[Plotting code records]

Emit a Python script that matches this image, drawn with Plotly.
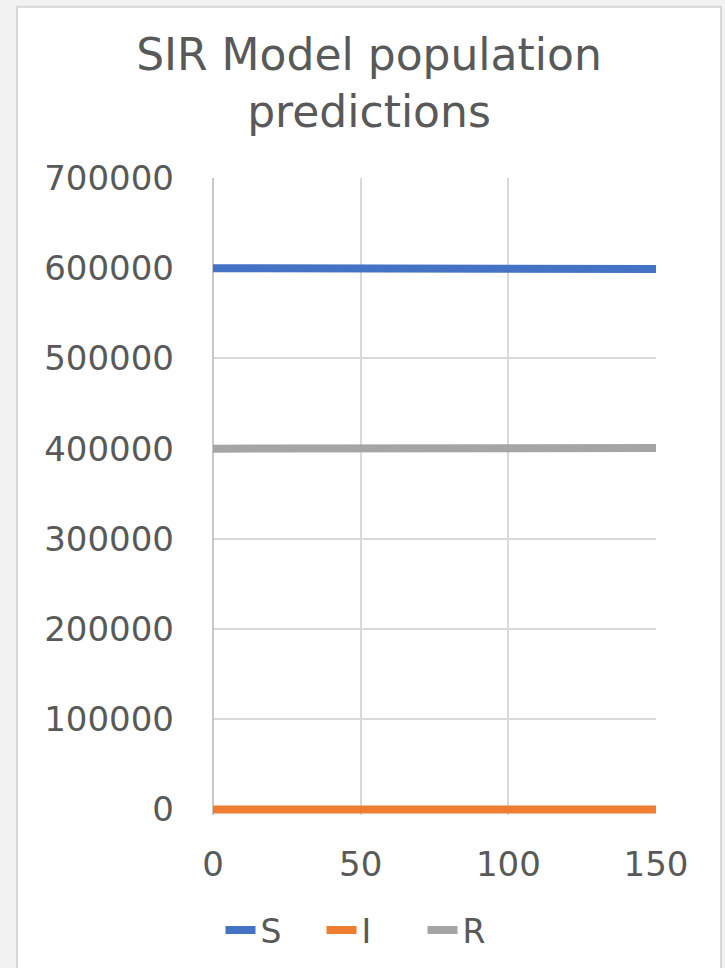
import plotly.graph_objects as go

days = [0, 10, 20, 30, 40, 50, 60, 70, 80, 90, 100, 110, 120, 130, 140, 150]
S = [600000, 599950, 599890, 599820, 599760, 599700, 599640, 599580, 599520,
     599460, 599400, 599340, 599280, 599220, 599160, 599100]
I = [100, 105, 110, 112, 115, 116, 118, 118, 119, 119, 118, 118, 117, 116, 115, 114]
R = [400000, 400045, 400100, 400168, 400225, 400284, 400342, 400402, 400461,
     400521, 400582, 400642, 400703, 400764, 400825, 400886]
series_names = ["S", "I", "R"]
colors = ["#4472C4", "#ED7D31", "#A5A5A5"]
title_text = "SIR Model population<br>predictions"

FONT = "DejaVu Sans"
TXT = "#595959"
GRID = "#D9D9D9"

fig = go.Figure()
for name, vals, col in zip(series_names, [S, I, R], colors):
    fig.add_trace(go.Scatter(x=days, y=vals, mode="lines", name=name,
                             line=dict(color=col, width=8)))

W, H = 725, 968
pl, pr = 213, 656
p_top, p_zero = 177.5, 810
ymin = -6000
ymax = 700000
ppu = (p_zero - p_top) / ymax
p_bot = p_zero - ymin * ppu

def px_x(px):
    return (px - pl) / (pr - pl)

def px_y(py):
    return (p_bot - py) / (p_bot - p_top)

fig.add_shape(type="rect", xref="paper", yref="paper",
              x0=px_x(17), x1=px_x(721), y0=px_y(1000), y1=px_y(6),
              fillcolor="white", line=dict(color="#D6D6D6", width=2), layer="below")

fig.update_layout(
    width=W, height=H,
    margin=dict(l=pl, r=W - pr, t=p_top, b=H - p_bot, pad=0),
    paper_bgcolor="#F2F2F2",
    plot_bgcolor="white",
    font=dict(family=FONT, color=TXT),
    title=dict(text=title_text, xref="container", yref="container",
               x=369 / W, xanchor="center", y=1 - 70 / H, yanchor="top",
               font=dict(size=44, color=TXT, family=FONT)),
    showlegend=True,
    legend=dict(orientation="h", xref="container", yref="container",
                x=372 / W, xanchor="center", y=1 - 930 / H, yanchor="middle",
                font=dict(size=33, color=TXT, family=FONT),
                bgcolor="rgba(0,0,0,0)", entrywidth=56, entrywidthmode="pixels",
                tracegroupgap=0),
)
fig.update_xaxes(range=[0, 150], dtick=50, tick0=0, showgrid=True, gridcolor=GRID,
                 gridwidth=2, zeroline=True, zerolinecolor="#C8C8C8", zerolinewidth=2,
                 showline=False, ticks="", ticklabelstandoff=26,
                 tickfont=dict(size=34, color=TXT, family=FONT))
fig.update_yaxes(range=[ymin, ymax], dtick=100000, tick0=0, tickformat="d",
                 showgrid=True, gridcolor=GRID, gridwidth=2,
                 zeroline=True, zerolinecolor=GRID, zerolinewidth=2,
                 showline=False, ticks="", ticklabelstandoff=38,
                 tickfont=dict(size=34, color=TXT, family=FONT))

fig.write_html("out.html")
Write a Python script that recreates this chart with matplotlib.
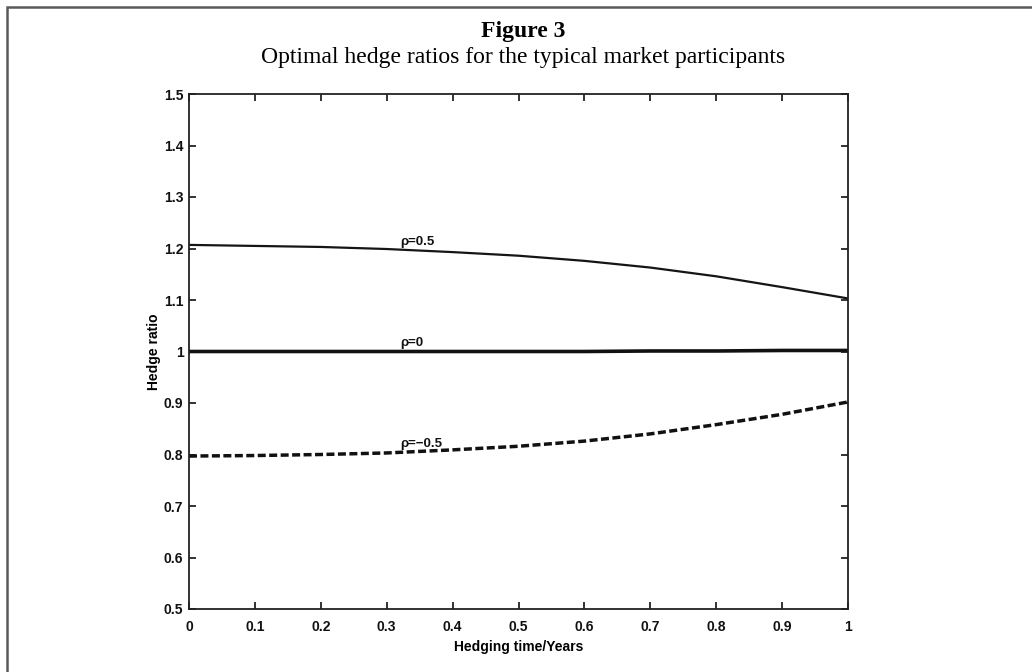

— Your goal —
Without including the pictures, reproduce all entries exactly.

— Output for this exercise —
Emit a Python script that matches this image, drawn with Plotly.
import plotly.graph_objects as go

days = [0, 10, 20, 30, 40, 50, 60, 70, 80, 90, 100, 110, 120, 130, 140, 150]
S = [600000, 599950, 599890, 599820, 599760, 599700, 599640, 599580, 599520,
     599460, 599400, 599340, 599280, 599220, 599160, 599100]
I = [100, 105, 110, 112, 115, 116, 118, 118, 119, 119, 118, 118, 117, 116, 115, 114]
R = [400000, 400045, 400100, 400168, 400225, 400284, 400342, 400402, 400461,
     400521, 400582, 400642, 400703, 400764, 400825, 400886]
series_names = ["S", "I", "R"]
colors = ["#4472C4", "#ED7D31", "#A5A5A5"]
title_text = "SIR Model population<br>predictions"

FONT = "DejaVu Sans"
TXT = "#595959"
GRID = "#D9D9D9"

fig = go.Figure()
for name, vals, col in zip(series_names, [S, I, R], colors):
    fig.add_trace(go.Scatter(x=days, y=vals, mode="lines", name=name,
                             line=dict(color=col, width=8)))

W, H = 725, 968
pl, pr = 213, 656
p_top, p_zero = 177.5, 810
ymin = -6000
ymax = 700000
ppu = (p_zero - p_top) / ymax
p_bot = p_zero - ymin * ppu

def px_x(px):
    return (px - pl) / (pr - pl)

def px_y(py):
    return (p_bot - py) / (p_bot - p_top)

fig.add_shape(type="rect", xref="paper", yref="paper",
              x0=px_x(17), x1=px_x(721), y0=px_y(1000), y1=px_y(6),
              fillcolor="white", line=dict(color="#D6D6D6", width=2), layer="below")

fig.update_layout(
    width=W, height=H,
    margin=dict(l=pl, r=W - pr, t=p_top, b=H - p_bot, pad=0),
    paper_bgcolor="#F2F2F2",
    plot_bgcolor="white",
    font=dict(family=FONT, color=TXT),
    title=dict(text=title_text, xref="container", yref="container",
               x=369 / W, xanchor="center", y=1 - 70 / H, yanchor="top",
               font=dict(size=44, color=TXT, family=FONT)),
    showlegend=True,
    legend=dict(orientation="h", xref="container", yref="container",
                x=372 / W, xanchor="center", y=1 - 930 / H, yanchor="middle",
                font=dict(size=33, color=TXT, family=FONT),
                bgcolor="rgba(0,0,0,0)", entrywidth=56, entrywidthmode="pixels",
                tracegroupgap=0),
)
fig.update_xaxes(range=[0, 150], dtick=50, tick0=0, showgrid=True, gridcolor=GRID,
                 gridwidth=2, zeroline=True, zerolinecolor="#C8C8C8", zerolinewidth=2,
                 showline=False, ticks="", ticklabelstandoff=26,
                 tickfont=dict(size=34, color=TXT, family=FONT))
fig.update_yaxes(range=[ymin, ymax], dtick=100000, tick0=0, tickformat="d",
                 showgrid=True, gridcolor=GRID, gridwidth=2,
                 zeroline=True, zerolinecolor=GRID, zerolinewidth=2,
                 showline=False, ticks="", ticklabelstandoff=38,
                 tickfont=dict(size=34, color=TXT, family=FONT))

fig.write_html("out.html")
Write a Python script that recreates this chart with matplotlib.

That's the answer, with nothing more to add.